Tuesday, January 25, 2011

Small Town

Yesterday my son was home from school. He was not sick. In fact, he was the picture of perfect health and didn't stop moving or talking the entire day. Why was he home? Because he had the poor timing to throw up at a birthday party the day before. At 4:30pm. That was attended by every child in his class. And many of their parents. I was a victim of public-sickdom.

I am not sure how it is done in your big city schools, but in our little town word travels fast, and when a child publicly vomits, twice, your reputation as a parent is on the line. Sure, you could send him in the next morning since he never had a fever and after the initial *incident* immediately resumed normal activity, including eating his body weight in dinner. But our town is too small to risk it. My children would be getting their diplomas and I would still be whispered about as *that mom who sent her son to school with the stomach flu and all our children got it because of her*. I am not a strong enough person to stand up to that.

Don't get me wrong. I love our small town. At only 2 miles square it is a mini-Mayberry that also has the advantage of being 10 miles outside of DC. One minute you are in Mayberry, the next minute you are at the White House. It's a win-win. In Mayberry you are always running into people you know. You go to the Starbucks and see familiar faces. Same with the grocery store, the pharmacy, the library, the community center, one of the 10 places for pizza or at the 7-11 when you are buying slurpees after a soccer game. It's great to have such a close-knit community that is so warm and friendly. It's one of the main reasons we moved here.

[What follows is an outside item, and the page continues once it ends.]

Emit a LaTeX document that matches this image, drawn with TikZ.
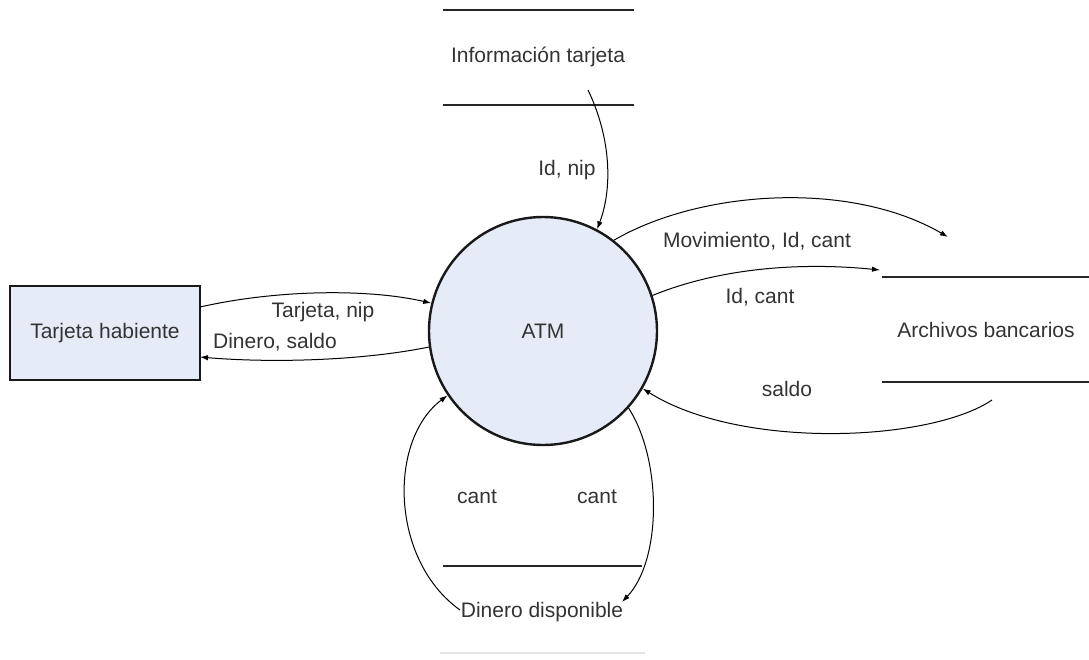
\documentclass[tikz,border=0pt]{standalone}
\usepackage{fontspec}
\setmainfont{Liberation Sans}
\usetikzlibrary{arrows.meta}
\definecolor{procfill}{HTML}{E6ECF7}
\definecolor{inkgray}{HTML}{333333}
\begin{document}
\begin{tikzpicture}[x=1pt,y=-1pt,
  txt/.style={text=inkgray,font=\fontsize{21}{25}\selectfont,inner sep=0pt},
  flow/.style={line width=1pt,-{Latex[length=8pt,width=5.5pt]}},
  storeline/.style={line width=2.4pt,draw=black!85},
  process/.style={circle,draw=black!90,line width=2.4pt,fill=procfill,minimum size=228pt,inner sep=0pt,txt},
  entity/.style={rectangle,draw=black!90,line width=2.4pt,fill=procfill,minimum width=190pt,minimum height=94pt,inner sep=0pt,txt}]
\useasboundingbox (0,0) rectangle (1089,659);

% process and external entity
\node[process] (atm) at (543,331) {ATM};
\node[entity] (th) at (105,333) {Tarjeta habiente};

% data store: Información tarjeta
\coordinate (it1) at (443,10);  \coordinate (it2) at (634,10);
\coordinate (it3) at (443,105); \coordinate (it4) at (634,105);
\draw[storeline] (it1) -- (it2);
\draw[storeline] (it3) -- (it4);
\node[txt] (itlabel) at (538,57) {Información tarjeta};

% data store: Archivos bancarios
\coordinate (ab1) at (882,277); \coordinate (ab2) at (1089,277);
\coordinate (ab3) at (882,382); \coordinate (ab4) at (1089,382);
\draw[storeline] (ab1) -- (ab2);
\draw[storeline] (ab3) -- (ab4);
\node[txt] (ablabel) at (986,330) {Archivos bancarios};

% data store: Dinero disponible
\coordinate (dd1) at (443,566); \coordinate (dd2) at (642,566);
\coordinate (dd3) at (440,653); \coordinate (dd4) at (645,653);
\draw[storeline] (dd1) -- (dd2);
\draw[line width=1.5pt,draw=black!10] (dd3) -- (dd4);
\node[txt] (ddlabel) at (542,612) {Dinero disponible};

% flow end points
\coordinate (thout) at (200,307);
\coordinate (thin) at (200,357);
\coordinate (itout) at (588,90);
\coordinate (movend) at (948,237);
\coordinate (abin) at (880,270);
\coordinate (about) at (992,400);
\coordinate (ddout) at (460,610);
\coordinate (ddin) at (622,602);

% data flows
\draw[flow] (thout) .. controls (280,289) and (370,289) .. (atm.166);
\draw[flow] (atm.188) .. controls (360,361) and (270,363) .. (thin);
\draw[flow] (itout) .. controls (612,140) and (612,190) .. (atm.62);
\draw[flow] (atm.52) .. controls (700,190) and (850,180) .. (movend);
\draw[flow] (atm.18) .. controls (720,268) and (800,262) .. (abin);
\draw[flow] (about) .. controls (930,442) and (740,450) .. (atm.-30);
\draw[flow] (ddout) .. controls (390,560) and (388,440) .. (atm.214);
\draw[flow] (atm.-42) .. controls (662,460) and (662,560) .. (ddin);

% flow labels
\node[txt] (l1) at (323,312) {Tarjeta, nip};
\node[txt] (l2) at (275,342) {Dinero, saldo};
\node[txt] (l3) at (567,170) {Id, nip};
\node[txt] (l4) at (757,241) {Movimiento, Id, cant};
\node[txt] (l5) at (760,297) {Id, cant};
\node[txt] (l6) at (787,389) {saldo};
\node[txt] (l7) at (477,497) {cant};
\node[txt] (l8) at (597,497) {cant};
\end{tikzpicture}
\end{document}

Except when you are looking for a little anonymity. Sometimes you just want to go to the Rite Aid, get your Nyquil and come home. Especially when you have a terrible cold and haven't managed to shower for two days and used your only available energy to steer the car to the store. You are about to pay for your cold medicine and retreat back to the safety of your bed, but then you see her. The room parent for your child's class. Smiling. Friendly. Wanting to chat you up and thank you for all the help you have provided the class this year. Politely overlooking your haggard appearance and smell. And you have to stop and talk and smile and nod, all the while feeling like you are talking from inside a bubble. Because this is Mayberry. And everyone is friendly.

Or then there are the times you have exactly 10 minutes to get in and out of the grocery store with 10 critical items that your family needs or there will be a mutiny. And if you don't get out in ten minutes then you will be late to pick up your daughter from parasailing lessons. Again. So you go into the store and *of course* you run into three people you know, two of which you haven't seen in months and want to catch up and talk about your great new hair cut, and one who recently had a baby so not to stop and chat would be rude. And so instead of getting the ten critical things you get two and are still late to get your daughter.

And then there is the gym. When I am running on the treadmill it is a spectacle to say the least. Not only am I bright red and dripping sweat, I am out of breath and physically *can't* chat. I probably need to find a gym two towns over, where I don't know anyone. Or maybe wear a disguise.

But these are small prices to pay for living in such a wonderful community where we literally have a *town hall* and it located next to the *community center*. A town where your children are one day crawling around in the sand box with a bunch of other toddlers at the playground and before you know it are getting ready for prom with those same girls and boys. And you know the parents who will be driving.

So no, you can't get away with anything around here, including sending your child to school if he is seen vomiting less than 12 hours earlier. But I am okay with that because I know the parents who helped me find his coat and get him to the car so I could take him home and the woman at the front desk who knows us from the cooking camp my kids took last summer who held the door for us and the moms who were coming in to pick up their children from basketball practice as we were going out who told him to *feel better soon*.

1 comment:

  1. This is good stuff, S. Making me feel a little bit self-conscious about the quality of my writing now. Thanks a lot.